I think that might it. American factions tend to carve out their own area of control, have closer "power levels" to other factions, and are more likely to come together democratically. Since the US never had a Crown or Church to stamp down on factions, American factions tend to have more independence. Even when there are more power factions,there are multiple ones and struggle with each other.

You see this in WoD and the MTG settings. Ravnica feels very American in its fantasy.
 

Azzy

ᚳᚣᚾᛖᚹᚢᛚᚠ (He/Him/His)
...But why aren't superhero games more popular then?

Maybe because rules that allow the flexibility to recreate the wide range of superpowers tend to be a bit onerous (from general mechanics to decision paralysis in character creation) for the new player. Champions is probably the best example of this.
 


Cadence

Legend
Supporter
I have tried to watch the Pokeman cartoon several times. ... I just dont get it.

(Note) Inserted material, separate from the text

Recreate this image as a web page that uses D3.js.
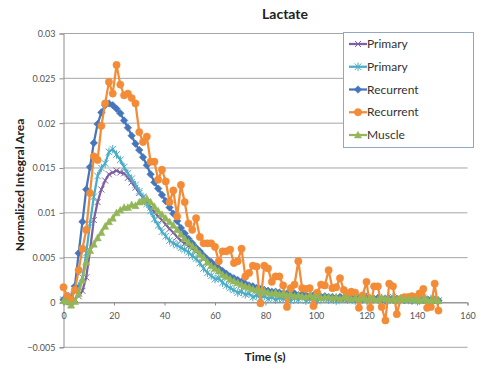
<!DOCTYPE html>
<html>
<head>
<meta charset="utf-8">
<script src="https://cdn.jsdelivr.net/npm/d3@7"></script>
<style>
  body { margin: 0; background: #fff; }
  text { font-family: Lato, "Open Sans", sans-serif; }
</style>
</head>
<body>
<svg id="chart" width="481" height="370"></svg>
<script>
// Sampling times (s)
const time = [
  0,1.5,3,4.5,6,7.5,9,10.5,12,13.5,
  15,16.5,18,19.5,21,22.5,24,25.5,27,28.5,
  30,31.5,33,34.5,36,37.5,39,40.5,42,43.5,
  45,46.5,48,49.5,51,52.5,54,55.5,57,58.5,
  60,61.5,63,64.5,66,67.5,69,70.5,72,73.5,
  75,76.5,78,79.5,81,82.5,84,85.5,87,88.5,
  90,91.5,93,94.5,96,97.5,99,100.5,102,103.5,
  105,106.5,108,109.5,111,112.5,114,115.5,117,118.5,
  120,121.5,123,124.5,126,127.5,129,130.5,132,133.5,
  135,136.5,138,139.5,141,142.5,144,145.5,147,148.5
];

// Normalized integral area per series
const primaryA = [
  0.0002,0.0001,0.0002,0.0004,0.0007,0.0013,0.0028,0.0058,0.0092,0.0112,
  0.0126,0.0136,0.0143,0.0145,0.0147,0.0145,0.0144,0.0139,0.0134,0.0128,
  0.0122,0.0117,0.0112,0.0106,0.0101,0.0096,0.0092,0.0087,0.0082,0.0078,
  0.0073,0.0069,0.0066,0.0063,0.0060,0.0057,0.0053,0.0049,0.0045,0.0042,
  0.0038,0.0035,0.0032,0.0029,0.0026,0.0024,0.0022,0.0020,0.0018,0.0017,
  0.0015,0.0014,0.0013,0.0012,0.0011,0.0010,0.0010,0.0009,0.0008,0.0009,
  0.0007,0.0008,0.0007,0.0006,0.0007,0.0006,0.0005,0.0006,0.0005,0.0006,
  0.0004,0.0005,0.0004,0.0005,0.0004,0.0003,0.0005,0.0004,0.0003,0.0004,
  0.0003,0.0004,0.0003,0.0004,0.0002,0.0003,0.0004,0.0002,0.0003,0.0002,
  0.0004,0.0002,0.0003,0.0002,0.0003,0.0002,0.0003,0.0002,0.0003,0.0002
];
const primaryB = [
  0.0003,0.0005,0.0008,0.0015,0.0018,0.0028,0.0055,0.0088,0.0118,0.0141,
  0.0150,0.0155,0.0168,0.0171,0.0165,0.0159,0.0151,0.0144,0.0138,0.0131,
  0.0124,0.0118,0.0110,0.0102,0.0093,0.0086,0.0079,0.0074,0.0069,0.0066,
  0.0064,0.0061,0.0059,0.0056,0.0052,0.0049,0.0044,0.0038,0.0033,0.0030,
  0.0026,0.0027,0.0022,0.0019,0.0016,0.0014,0.0011,0.0012,0.0009,0.0010,
  0.0006,0.0008,0.0005,0.0007,0.0004,0.0006,0.0003,0.0005,0.0004,0.0006,
  0.0002,0.0005,0.0003,0.0006,0.0002,0.0004,0.0005,0.0002,0.0004,0.0006,
  0.0003,0.0005,0.0002,0.0004,0.0006,0.0003,0.0004,0.0002,0.0005,0.0003,
  0.0006,0.0002,0.0004,0.0003,0.0005,0.0002,0.0004,0.0006,0.0002,0.0004,
  0.0003,0.0005,0.0002,0.0004,0.0003,0.0005,0.0002,0.0004,0.0003,0.0002
];
const recurrentA = [
  0.0003,0.0001,-0.0001,0.0018,0.0055,0.0090,0.0126,0.0151,0.0178,0.0199,
  0.0212,0.0220,0.0222,0.0220,0.0216,0.0211,0.0203,0.0195,0.0186,0.0177,
  0.0170,0.0162,0.0153,0.0143,0.0134,0.0127,0.0120,0.0113,0.0106,0.0099,
  0.0091,0.0083,0.0077,0.0071,0.0066,0.0061,0.0057,0.0052,0.0048,0.0045,
  0.0041,0.0038,0.0035,0.0032,0.0029,0.0027,0.0025,0.0023,0.0021,0.0019,
  0.0018,0.0016,0.0015,0.0014,0.0013,0.0012,0.0012,0.0011,0.0010,0.0010,
  0.0009,0.0010,0.0008,0.0009,0.0008,0.0007,0.0008,0.0007,0.0006,0.0007,
  0.0006,0.0006,0.0005,0.0006,0.0005,0.0006,0.0005,0.0004,0.0005,0.0004,
  0.0005,0.0004,0.0004,0.0005,0.0003,0.0004,0.0004,0.0003,0.0004,0.0003,
  0.0004,0.0003,0.0003,0.0004,0.0002,0.0003,0.0003,0.0002,0.0003,0.0002
];
const recurrentB = [
  0.0017,0.0007,0.0003,0.0014,0.0036,0.0060,0.0081,0.0122,0.0163,0.0159,
  0.0197,0.0222,0.0246,0.0233,0.0265,0.0243,0.0231,0.0233,0.0228,0.0222,
  0.0190,0.0179,0.0185,0.0157,0.0157,0.0137,0.0148,0.0135,0.0112,0.0125,
  0.0096,0.0131,0.0112,0.0088,0.0081,0.0094,0.0073,0.0066,0.0066,0.0066,
  0.0062,0.0046,0.0057,0.0057,0.0059,0.0044,0.0046,0.0060,0.0029,0.0033,
  0.0041,0.0040,-0.0001,0.0041,0.0038,0.0023,0.0029,0.0029,0.0019,-0.0005,
  0.0016,0.0020,0.0046,0.0016,0.0015,0.0016,-0.0004,0.0011,0.0020,0.0019,
  0.0036,0.0016,0.0017,0.0027,0.0014,0.0010,0.0012,0.0011,-0.0006,0.0008,
  0.0023,-0.0006,0.0018,0.0018,-0.0005,-0.0020,0.0021,0.0018,-0.0013,0.0004,
  0.0006,0.0006,0.0007,0.0006,0.0010,0.0015,-0.0006,-0.0005,0.0021,-0.0009
];
const muscle = [
  0.0002,0.0001,-0.0003,0.0001,0.0010,0.0025,0.0045,0.0058,0.0065,0.0072,
  0.0078,0.0085,0.0090,0.0094,0.0100,0.0103,0.0106,0.0106,0.0109,0.0108,
  0.0112,0.0113,0.0116,0.0112,0.0107,0.0102,0.0098,0.0094,0.0090,0.0086,
  0.0081,0.0076,0.0071,0.0067,0.0063,0.0059,0.0054,0.0050,0.0045,0.0041,
  0.0038,0.0035,0.0031,0.0029,0.0026,0.0024,0.0022,0.0020,0.0018,0.0017,
  0.0015,0.0014,0.0012,0.0013,0.0011,0.0010,0.0011,0.0009,0.0010,0.0008,
  0.0009,0.0007,0.0008,0.0007,0.0006,0.0008,0.0006,0.0007,0.0005,0.0006,
  0.0006,0.0005,0.0006,0.0004,0.0006,0.0005,0.0004,0.0005,0.0004,0.0005,
  0.0003,0.0005,0.0004,0.0003,0.0005,0.0004,0.0003,0.0004,0.0003,0.0005,
  0.0003,0.0004,0.0003,0.0004,0.0002,0.0004,0.0003,0.0002,0.0003,0.0002
];

const seriesNames = ["Primary", "Primary", "Recurrent", "Recurrent", "Muscle"];
const xTickValues = [0, 20, 40, 60, 80, 100, 120, 140, 160];
const yTickValues = [-0.005, 0, 0.005, 0.01, 0.015, 0.02, 0.025, 0.03];

const series = [
  { name: seriesNames[0], values: primaryA,   color: "#7D5FA3", marker: "x" },
  { name: seriesNames[1], values: primaryB,   color: "#4BACC6", marker: "star" },
  { name: seriesNames[2], values: recurrentA, color: "#4576BC", marker: "diamond" },
  { name: seriesNames[3], values: recurrentB, color: "#F38B37", marker: "circle" },
  { name: seriesNames[4], values: muscle,     color: "#93B658", marker: "triangle" }
];

const svg = d3.select("#chart");
const x = d3.scaleLinear().domain([0, 160]).range([63.5, 467.5]);
const y = d3.scaleLinear().domain([-0.005, 0.03]).range([347.3, 33.5]);

// Gridlines
svg.append("g")
  .selectAll("line")
  .data(yTickValues)
  .join("line")
  .attr("x1", x(0)).attr("x2", x(160))
  .attr("y1", d => y(d)).attr("y2", d => y(d))
  .attr("stroke", "#A6A6A6").attr("stroke-width", 1);

// Vertical axis
const yAxis = d3.axisLeft(y).tickValues(yTickValues).tickSize(4)
  .tickFormat(d => d === 0 ? "0" : d3.format("")(+d.toFixed(3)));
const gy = svg.append("g").attr("transform", `translate(${x(0)},0)`).call(yAxis);
gy.select(".domain").attr("stroke", "#8C8C8C");
gy.selectAll(".tick line").attr("stroke", "#8C8C8C");
gy.selectAll(".tick text")
  .attr("x", -8)
  .attr("fill", "#555")
  .style("font-size", "9px")
  .style("font-family", "Lato, sans-serif");

// Horizontal axis through zero, labels below
const xAxis = d3.axisBottom(x).tickValues(xTickValues).tickSize(3).tickFormat(d3.format("d"));
const gx = svg.append("g").attr("transform", `translate(0,${y(0)})`).call(xAxis);
gx.select(".domain").attr("stroke", "#8C8C8C");
gx.selectAll(".tick line").attr("stroke", "#8C8C8C");
gx.selectAll(".tick text")
  .attr("y", 10)
  .attr("fill", "#555")
  .style("font-size", "9px")
  .style("font-family", "Lato, sans-serif");

// Marker shapes
function markerPath(type) {
  switch (type) {
    case "x":        return "M-3,-3L3,3M-3,3L3,-3";
    case "star":     return "M-3.3,-3.3L3.3,3.3M-3.3,3.3L3.3,-3.3M0,-4.2L0,4.2";
    case "diamond":  return "M0,-3.8L3.8,0L0,3.8L-3.8,0Z";
    case "triangle": return "M0,-3.8L3.6,3L-3.6,3Z";
    default:         return d3.symbol(d3.symbolCircle, 42)();
  }
}
const strokeOnly = t => t === "x" || t === "star";

const line = d3.line().x((d, i) => x(time[i])).y(d => y(d));
const plot = svg.append("g");
series.forEach(s => {
  const g = plot.append("g");
  g.append("path")
    .attr("d", line(s.values))
    .attr("fill", "none")
    .attr("stroke", s.color)
    .attr("stroke-width", 2.25)
    .attr("stroke-linejoin", "round");
  g.selectAll("path.m")
    .data(s.values)
    .join("path")
    .attr("class", "m")
    .attr("transform", (d, i) => `translate(${x(time[i])},${y(d)})`)
    .attr("d", markerPath(s.marker))
    .attr("fill", strokeOnly(s.marker) ? "none" : s.color)
    .attr("stroke", s.color)
    .attr("stroke-width", strokeOnly(s.marker) ? 1 : 0.5);
});

// Legend
const legend = svg.append("g");
legend.append("rect")
  .attr("x", 343.5).attr("y", 32.5).attr("width", 130).attr("height", 115)
  .attr("fill", "#fff").attr("stroke", "#94A7C2").attr("stroke-width", 1);
series.forEach((s, i) => {
  const ly = 44 + i * 22.75;
  const row = legend.append("g");
  row.append("line")
    .attr("x1", 349).attr("x2", 367).attr("y1", ly).attr("y2", ly)
    .attr("stroke", s.color).attr("stroke-width", 2.25);
  row.append("path")
    .attr("transform", `translate(358,${ly})`)
    .attr("d", markerPath(s.marker))
    .attr("fill", strokeOnly(s.marker) ? "none" : s.color)
    .attr("stroke", s.color)
    .attr("stroke-width", strokeOnly(s.marker) ? 1 : 0.5);
  row.append("text")
    .attr("x", 367).attr("y", ly)
    .attr("dy", "0.35em")
    .attr("fill", "#333")
    .style("font-size", "12px")
    .text(s.name);
});

// Titles
svg.append("text")
  .attr("x", 285).attr("y", 19)
  .attr("text-anchor", "middle")
  .attr("fill", "#222")
  .style("font-size", "14px").style("font-weight", "bold")
  .text("Lactate");
svg.append("text")
  .attr("x", 265).attr("y", 361)
  .attr("text-anchor", "middle")
  .attr("fill", "#222")
  .style("font-size", "12px").style("font-weight", "bold")
  .text("Time (s)");
svg.append("text")
  .attr("transform", "translate(24,185) rotate(-90)")
  .attr("text-anchor", "middle")
  .attr("fill", "#222")
  .style("font-size", "12px").style("font-weight", "bold")
  .text("Normalized Integral Area");
</script>
</body>
</html>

The first thing is notice that there are apparently no non-Poke animals in the world.
Then google up Beyblade and Bakugan and try to stand watching a few episodes of them. (WTF!?!?!)
And then go back to Pokemon and ponder the mysteries of how all the police and nurse characters are like clones, why the world full of dangerous wild Pokemon has kids running free starting at 10, and attempt to decide whether or not Bewear is as awesomely powerful as it seems.
 

Aldarc

Legend
What American public schools did you go to? Canterbury Tales taught in junior or high school? Beowulf? You had one hell of an English department if that's true. I'm pretty sure that none of those works appear in the overwhelming majority of American public school reading lists. You're lucky, anymore, if Tolkien appears on any of those reading lists.
Seems fairly normal. We read Beowulf (translated). Had to memorize the general prologue of Canterbury Tales in Middle English and read the rest in modern English. We also covered important sections of Paradise Lost. I grew up in a small, rural Southern Appalachian town. The largest town in the county is about 17-18K people.